I am running behind a butterfly and there were days when I was running away from it. I collect stones because my mother collects stones. She collects beautiful ones. Ones that shine, gem stones, she recently bought a marble because the ones who sold it said that it was a divine stone. I don’t know why she collects stones. I don’t think that even she knows why. I am not sure she even realizes it. But I do. I not only collect stones but I paint on them.
Life is this amazing thing. I am confused which way to go. I am not sure what I want to do. I am always left with two options. I can either be an artist or I can make movies. I am always left with two options. I don’t know why I believe that. Perhaps because i haven’t thought of more. I like animals. I like wild life. I like to be part of wild life. Sometimes I think the greatest thing a woman can do is to clean the house and be beautiful. Honestly to me, its a huge task. I like to take care of everyone in my family. I guess its the best thing a woman can be.
It’s really a debatable thought. Do you have to be a homemaker? Can’t homes be made on their own? How difficult is it to make homes? Its all just a matter of time management. I am thinking of getting married. Probably to the right person. I am looking for an unforgettable, unforgettable.
So stones, confusion, marriage. If I am playing my cards right, I guess I am headed for something and I am not even sure of what it is.

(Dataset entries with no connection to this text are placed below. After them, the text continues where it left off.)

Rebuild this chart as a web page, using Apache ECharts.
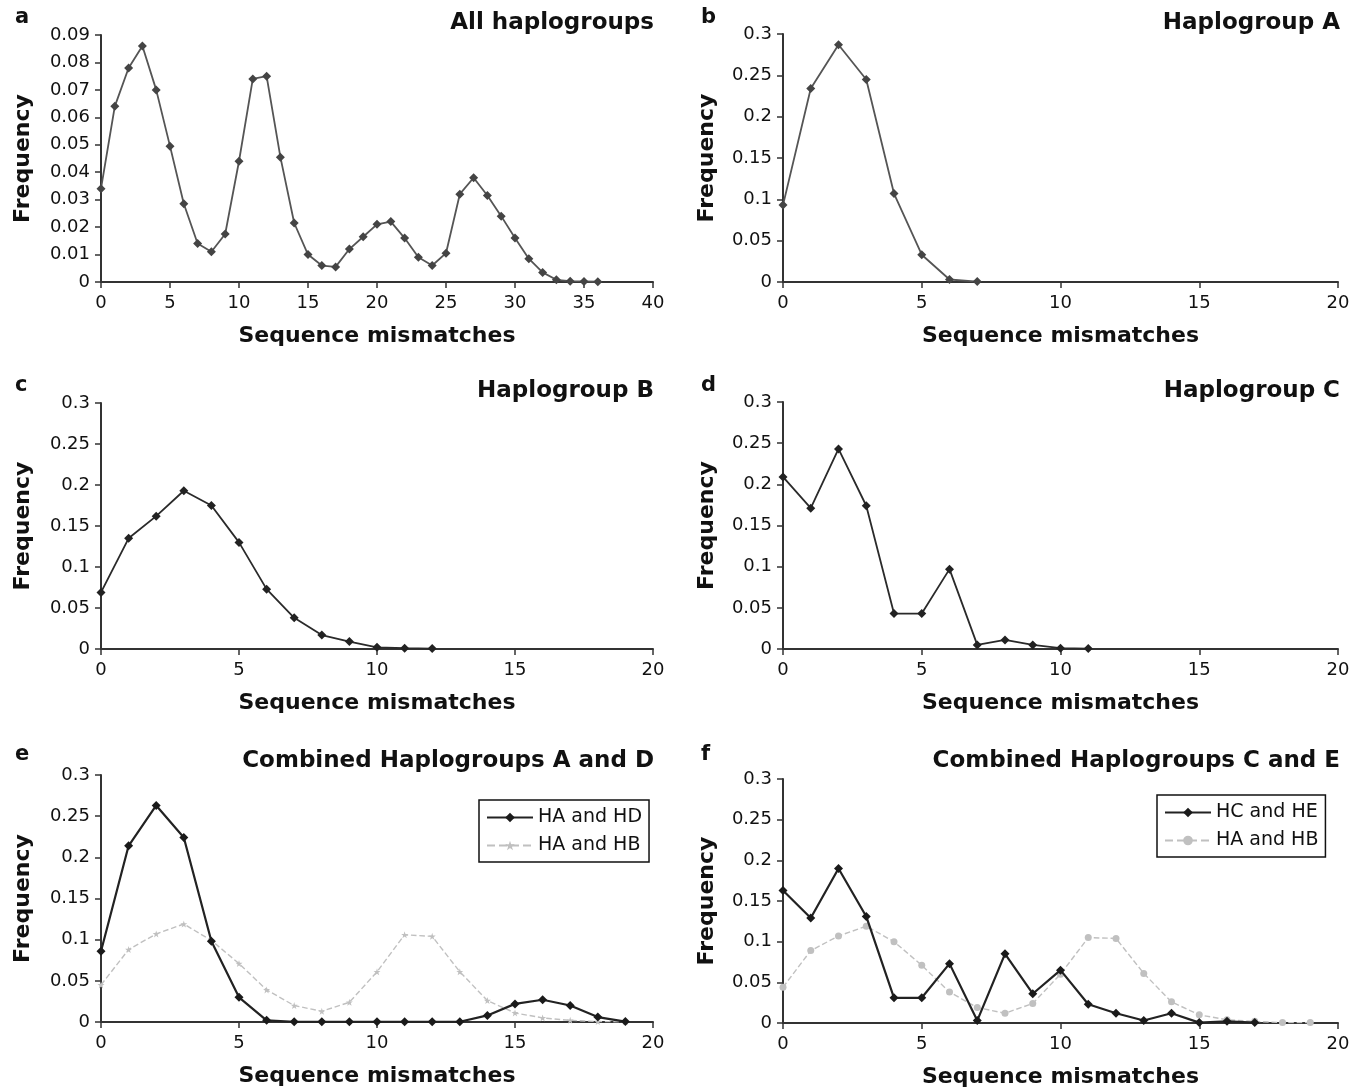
<!DOCTYPE html>
<html>
<head>
<meta charset="utf-8">
<script src="https://cdn.jsdelivr.net/npm/echarts@6/dist/echarts.min.js"></script>
<style>
html,body{margin:0;padding:0;background:#fff;}
#c{width:1361px;height:1091px;}
</style>
</head>
<body>
<div id="c"></div>
<script>
// ---- data ----
const mismatchesAll = [0,1,2,3,4,5,6,7,8,9,10,11,12,13,14,15,16,17,18,19,20,21,22,23,24,25,26,27,28,29,30,31,32,33,34,35,36];
const freqAll = [0.034,0.064,0.078,0.086,0.070,0.0495,0.0285,0.014,0.011,0.0175,0.044,0.074,0.075,0.0455,0.0215,0.010,0.006,0.0055,0.012,0.0165,0.021,0.022,0.016,0.009,0.006,0.0105,0.032,0.038,0.0315,0.024,0.016,0.0085,0.0035,0.0008,0.0003,0.0002,0.0001];

const mismatchesA = [0,1,2,3,4,5,6,7];
const freqA = [0.093,0.234,0.287,0.245,0.107,0.033,0.003,0.0005];

const mismatchesB = [0,1,2,3,4,5,6,7,8,9,10,11,12];
const freqB = [0.069,0.135,0.162,0.193,0.175,0.130,0.073,0.038,0.017,0.009,0.002,0.001,0.0005];

const mismatchesC = [0,1,2,3,4,5,6,7,8,9,10,11];
const freqC = [0.209,0.171,0.243,0.174,0.043,0.043,0.097,0.005,0.011,0.005,0.001,0.0005];

const mismatchesE = [0,1,2,3,4,5,6,7,8,9,10,11,12,13,14,15,16,17,18,19];
const freqHAHD = [0.086,0.214,0.263,0.224,0.098,0.030,0.002,0.0003,0.0003,0.0003,0.0003,0.0003,0.0003,0.0003,0.008,0.022,0.027,0.020,0.006,0.0005];
const freqHAHB_e = [0.045,0.088,0.107,0.119,0.099,0.071,0.039,0.020,0.013,0.024,0.061,0.106,0.104,0.061,0.026,0.011,0.005,0.002,0.0005,0.0003];

const mismatchesHCHE = [0,1,2,3,4,5,6,7,8,9,10,11,12,13,14,15,16,17];
const freqHCHE = [0.163,0.129,0.190,0.131,0.031,0.031,0.073,0.003,0.085,0.036,0.065,0.023,0.012,0.003,0.012,0.0005,0.002,0.0005];
const mismatchesF = [0,1,2,3,4,5,6,7,8,9,10,11,12,13,14,15,16,17,18,19];
const freqHAHB_f = [0.044,0.089,0.107,0.119,0.100,0.071,0.038,0.019,0.012,0.024,0.060,0.105,0.104,0.061,0.026,0.010,0.004,0.002,0.0005,0.0005];

const panelLetters = ['a','b','c','d','e','f'];
const panelTitles = ['All haplogroups','Haplogroup A','Haplogroup B','Haplogroup C','Combined Haplogroups A and D','Combined Haplogroups C and E'];
const xName = 'Sequence mismatches';
const yName = 'Frequency';

// ---- layout ----
const FONT = 'DejaVu Sans';
const grids = [
  {left:101, top:35, width:552, height:247},
  {left:783, top:34, width:555, height:248},
  {left:101, top:403, width:552, height:246},
  {left:783, top:402, width:555, height:247},
  {left:101, top:775, width:552, height:247},
  {left:783, top:779, width:555, height:244}
];
const xMax = [40,20,20,20,20,20];
const yMax = [0.09,0.3,0.3,0.3,0.3,0.3];
const yInt = [0.01,0.05,0.05,0.05,0.05,0.05];

const axisColor = '#333';
const xAxes = grids.map((g,i)=>({
  type:'value', gridIndex:i, min:0, max:xMax[i], interval:5,
  axisLine:{show:true, onZero:false, lineStyle:{color:axisColor, width:2}},
  axisTick:{show:true, inside:false, length:6, lineStyle:{color:axisColor, width:1.5}},
  axisLabel:{color:'#111', fontFamily:FONT, fontSize:18, margin:12},
  splitLine:{show:false},
  name:xName, nameLocation:'middle', nameGap:43,
  nameTextStyle:{color:'#111', fontFamily:FONT, fontSize:22, fontWeight:'bold'}
}));
const yAxes = grids.map((g,i)=>({
  type:'value', gridIndex:i, min:0, max:yMax[i], interval:yInt[i],
  axisLine:{show:true, lineStyle:{color:axisColor, width:2}},
  axisTick:{show:true, inside:false, length:6, lineStyle:{color:axisColor, width:1.5}},
  axisLabel:{color:'#111', fontFamily:FONT, fontSize:18, margin:11},
  splitLine:{show:false},
  name:yName, nameLocation:'middle', nameGap: i%2===0 ? 67 : 65,
  nameTextStyle:{color:'#111', fontFamily:FONT, fontSize:22, fontWeight:'bold'}
}));

function pairs(xs, ys){ return xs.map((x,k)=>[x, ys[k]]); }
const starPath = 'path://M5,0 L6.2,3.8 L10,3.8 L7,6.2 L8.1,10 L5,7.7 L1.9,10 L3,6.2 L0,3.8 L3.8,3.8 Z';

function darkSeries(name, idx, data, lineColor, markColor, w){
  return {type:'line', name:name, xAxisIndex:idx, yAxisIndex:idx, data:data,
    symbol:'diamond', symbolSize:9, showSymbol:true,
    lineStyle:{color:lineColor, width:w||1.8},
    itemStyle:{color:markColor}, animation:false, z:3};
}
function lightSeries(name, idx, data, sym){
  return {type:'line', name:name, xAxisIndex:idx, yAxisIndex:idx, data:data,
    symbol:sym, symbolSize:7, showSymbol:true,
    lineStyle:{color:'#c0c0c0', width:1.4, type:'dashed'},
    itemStyle:{color:'#c0c0c0'}, animation:false, z:2};
}

const series = [
  darkSeries('All', 0, pairs(mismatchesAll, freqAll), '#555', '#444'),
  darkSeries('HA', 1, pairs(mismatchesA, freqA), '#555', '#444'),
  darkSeries('HB', 2, pairs(mismatchesB, freqB), '#2a2a2a', '#222'),
  darkSeries('HC', 3, pairs(mismatchesC, freqC), '#2a2a2a', '#222'),
  lightSeries('HA and HB', 4, pairs(mismatchesE, freqHAHB_e), starPath),
  darkSeries('HA and HD', 4, pairs(mismatchesE, freqHAHD), '#222', '#1a1a1a', 2.2),
  lightSeries('HA and HB ', 5, pairs(mismatchesF, freqHAHB_f), 'circle'),
  darkSeries('HC and HE', 5, pairs(mismatchesHCHE, freqHCHE), '#222', '#1a1a1a', 2.2)
];

const titles = [];
const letterPos = [[10,2],[696,2],[10,370],[696,370],[10,739],[696,739]];
panelLetters.forEach((l,i)=>{
  titles.push({text:l, left:letterPos[i][0], top:letterPos[i][1],
    textStyle:{fontFamily:FONT, fontSize:21, fontWeight:'bold', color:'#111'}});
});
const titleRight = [[702,7],[16,7],[702,375],[16,375],[702,745],[16,745]];
panelTitles.forEach((t,i)=>{
  titles.push({text:t, right:titleRight[i][0], top:titleRight[i][1],
    textStyle:{fontFamily:FONT, fontSize:23, fontWeight:'bold', color:'#111'}});
});

const legendStyle = {
  orient:'vertical', backgroundColor:'#fff', borderColor:'#111', borderWidth:1.5,
  padding:[8,7,7,7], itemGap:9, itemWidth:46, itemHeight:12,
  textStyle:{fontFamily:FONT, fontSize:19, color:'#111', lineHeight:19}
};

const option = {
  backgroundColor:'#fff',
  animation:false,
  title:titles,
  grid:grids.map(g=>Object.assign({containLabel:false}, g)),
  xAxis:xAxes,
  yAxis:yAxes,
  legend:[
    Object.assign({}, legendStyle, {data:['HA and HD','HA and HB'], left:479, top:800}),
    Object.assign({}, legendStyle, {data:['HC and HE','HA and HB '], left:1157, top:795,
      formatter:n=>n.trim()})
  ],
  series:series
};

const chart = echarts.init(document.getElementById('c'), null, {renderer:'canvas'});
chart.setOption(option);
</script>
</body>
</html>
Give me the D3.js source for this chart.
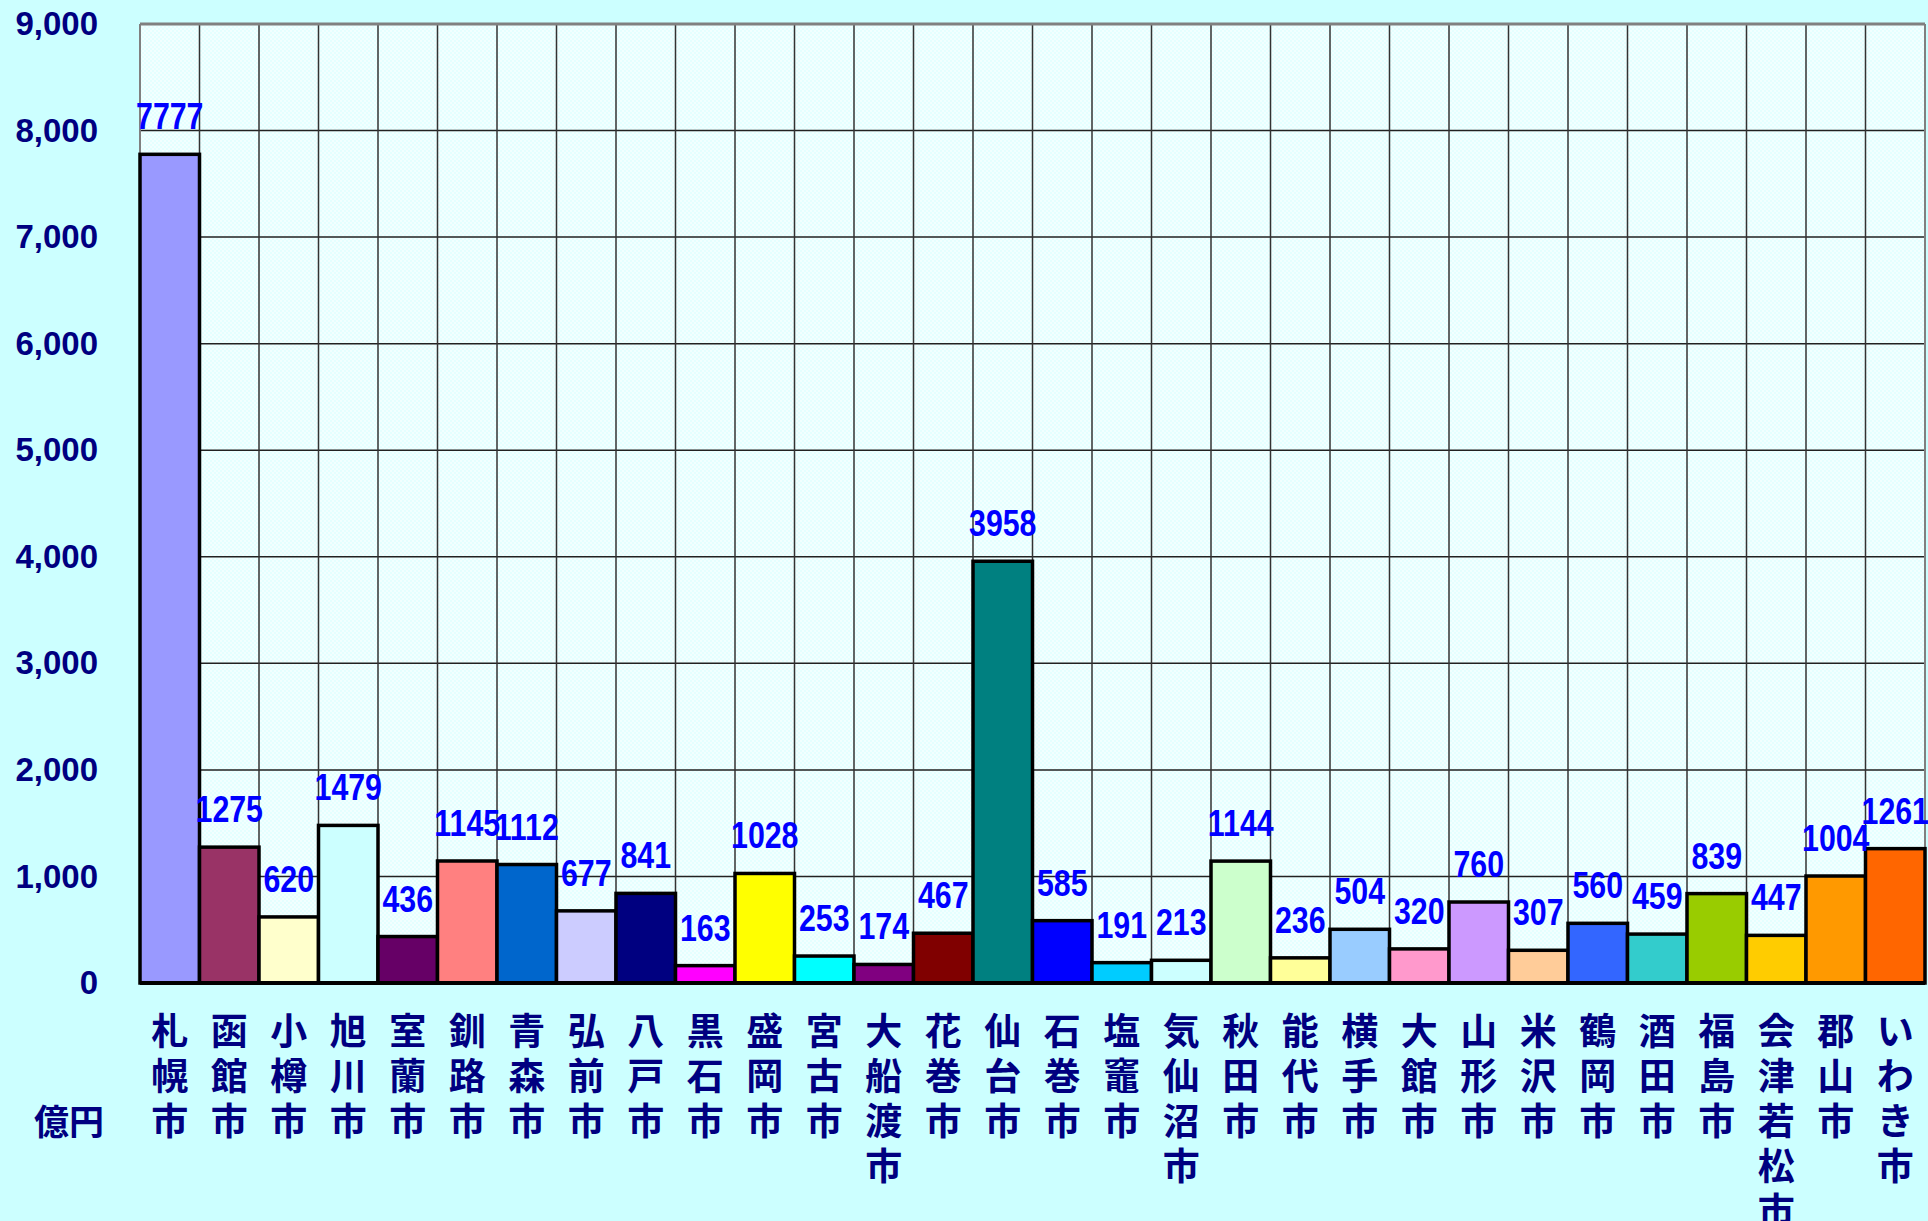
<!DOCTYPE html>
<html>
<head>
<meta charset="utf-8">
<script src="https://cdnjs.cloudflare.com/ajax/libs/d3/7.8.5/d3.min.js"></script>
<style>
body { margin: 0; background: #CCFFFF; }
</style>
</head>
<body>
<svg></svg>
<script>
var cities = ["札幌市","函館市","小樽市","旭川市","室蘭市","釧路市","青森市","弘前市","八戸市","黒石市",
  "盛岡市","宮古市","大船渡市","花巻市","仙台市","石巻市","塩竈市","気仙沼市","秋田市","能代市",
  "横手市","大館市","山形市","米沢市","鶴岡市","酒田市","福島市","会津若松市","郡山市","いわき市"];
var values = [7777,1275,620,1479,436,1145,1112,677,841,163,
  1028,253,174,467,3958,585,191,213,1144,236,
  504,320,760,307,560,459,839,447,1004,1261];
var colors = ["#9999FF","#993366","#FFFFCC","#CCFFFF","#660066","#FF8080","#0066CC","#CCCCFF","#000080","#FF00FF",
  "#FFFF00","#00FFFF","#800080","#800000","#008080","#0000FF","#00CCFF","#CCFFFF","#CCFFCC","#FFFF99",
  "#99CCFF","#FF99CC","#CC99FF","#FFCC99","#3366FF","#33CCCC","#99CC00","#FFCC00","#FF9900","#FF6600"];
var yTicks = [0,1000,2000,3000,4000,5000,6000,7000,8000,9000];
var unit = "億円";

var svgWidth = 1928, svgHeight = 1221;
var plotLeft = 140, plotRight = 1925, plotTop = 24, plotBottom = 983;

var svg = d3.select("svg")
    .attr("width", svgWidth)
    .attr("height", svgHeight);

svg.append("rect")
    .attr("width", "100%")
    .attr("height", "100%")
    .attr("fill", "#CCFFFF");

// checker pattern for plot area
var pat = svg.append("defs").append("pattern")
    .attr("id", "chk")
    .attr("width", 4).attr("height", 4)
    .attr("patternUnits", "userSpaceOnUse");
pat.append("rect").attr("width", 4).attr("height", 4).attr("fill", "#E4FFFF");
pat.append("rect").attr("width", 2).attr("height", 2).attr("fill", "#F2FFFF");
pat.append("rect").attr("x", 2).attr("y", 2).attr("width", 2).attr("height", 2).attr("fill", "#F2FFFF");

var xScale = d3.scaleBand()
    .domain(cities)
    .range([plotLeft, plotRight])
    .padding(0);

var yScale = d3.scaleLinear()
    .domain([0, 9000])
    .range([plotBottom, plotTop]);

svg.append("rect")
    .attr("x", plotLeft).attr("y", plotTop)
    .attr("width", plotRight - plotLeft).attr("height", plotBottom - plotTop)
    .attr("fill", "url(#chk)");

// horizontal grid
svg.append("g")
    .selectAll("line")
    .data(yTicks.slice(1))
    .join("line")
    .attr("x1", plotLeft).attr("x2", plotRight)
    .attr("y1", d => yScale(d)).attr("y2", d => yScale(d))
    .style("stroke", "#222")
    .style("stroke-width", 1.5);

// vertical grid
svg.append("g")
    .selectAll("line")
    .data(cities.slice(1))
    .join("line")
    .attr("x1", d => xScale(d)).attr("x2", d => xScale(d))
    .attr("y1", plotTop).attr("y2", plotBottom)
    .style("stroke", "#333")
    .style("stroke-width", 1.5);

// frame
svg.append("line").attr("x1", plotLeft).attr("x2", plotRight).attr("y1", plotTop).attr("y2", plotTop)
    .style("stroke", "#808080").style("stroke-width", 3);
svg.append("line").attr("x1", plotRight).attr("x2", plotRight).attr("y1", plotTop).attr("y2", plotBottom)
    .style("stroke", "#808080").style("stroke-width", 2);
svg.append("line").attr("x1", plotLeft).attr("x2", plotLeft).attr("y1", plotTop).attr("y2", plotBottom)
    .style("stroke", "#808080").style("stroke-width", 2);

// bars
svg.append("g")
    .selectAll("rect")
    .data(values)
    .join("rect")
    .attr("x", (d, i) => xScale(cities[i]))
    .attr("y", d => yScale(d))
    .attr("width", xScale.bandwidth())
    .attr("height", d => plotBottom - yScale(d))
    .attr("fill", (d, i) => colors[i])
    .style("stroke", "black")
    .style("stroke-width", 3.5);

// baseline
svg.append("line").attr("x1", plotLeft).attr("x2", plotRight).attr("y1", plotBottom).attr("y2", plotBottom)
    .style("stroke", "black").style("stroke-width", 4);

// value labels (narrow, tall digits)
svg.append("g")
    .selectAll("text")
    .data(values)
    .join("text")
    .attr("transform", (d, i) => "translate(" + (xScale(cities[i]) + xScale.bandwidth() / 2) + "," + (yScale(d) - 25) + ") scale(0.82,1)")
    .attr("text-anchor", "middle")
    .style("font-family", "'Liberation Sans', Arial, sans-serif")
    .style("font-weight", "bold")
    .style("font-size", "37px")
    .attr("fill", "#0000FF")
    .text(d => d);

// y axis
var y_axis = d3.axisLeft(yScale)
    .tickValues(yTicks)
    .tickFormat(d3.format(","))
    .tickSize(0)
    .tickPadding(42);

var gy = svg.append("g")
    .attr("transform", "translate(" + plotLeft + ",0)")
    .call(y_axis);
gy.select(".domain").remove();
gy.selectAll("text")
    .style("font-family", "'Liberation Sans', Arial, sans-serif")
    .style("font-weight", "bold")
    .style("font-size", "33px")
    .attr("fill", "#000080");

// category labels, stacked vertically
var cat = svg.append("g")
    .selectAll("text")
    .data(cities)
    .join("text")
    .attr("text-anchor", "middle")
    .style("font-family", "'Noto Sans CJK JP', sans-serif")
    .style("font-weight", "bold")
    .style("font-size", "37px")
    .attr("fill", "#000080");
cat.each(function(c) {
    var t = d3.select(this);
    var cx = xScale(c) + xScale.bandwidth() / 2;
    Array.from(c).forEach(function(ch, j) {
        t.append("tspan")
            .attr("x", cx)
            .attr("y", 1045 + j * 45)
            .text(ch);
    });
});

svg.append("text")
    .attr("x", 104)
    .attr("y", 1135)
    .attr("text-anchor", "end")
    .style("font-family", "'Noto Sans CJK JP', sans-serif")
    .style("font-weight", "bold")
    .style("font-size", "35px")
    .attr("fill", "#000080")
    .text(unit);
</script>
</body>
</html>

I have decided that marriage is the appropriate thing to do. Right, interesting. Its like Narada’s story of Maya. Its no wonder I am not tired anymore. I am not being rude to myself. I am simply taking control. Because after all, I am chasing butterflies and it is not the other way around. I mean, im going after something beautiful, because beauty didn’t come after me. May be because I never gave it the opportunity to do so. I don’t want to be tired. I just want to beautiful.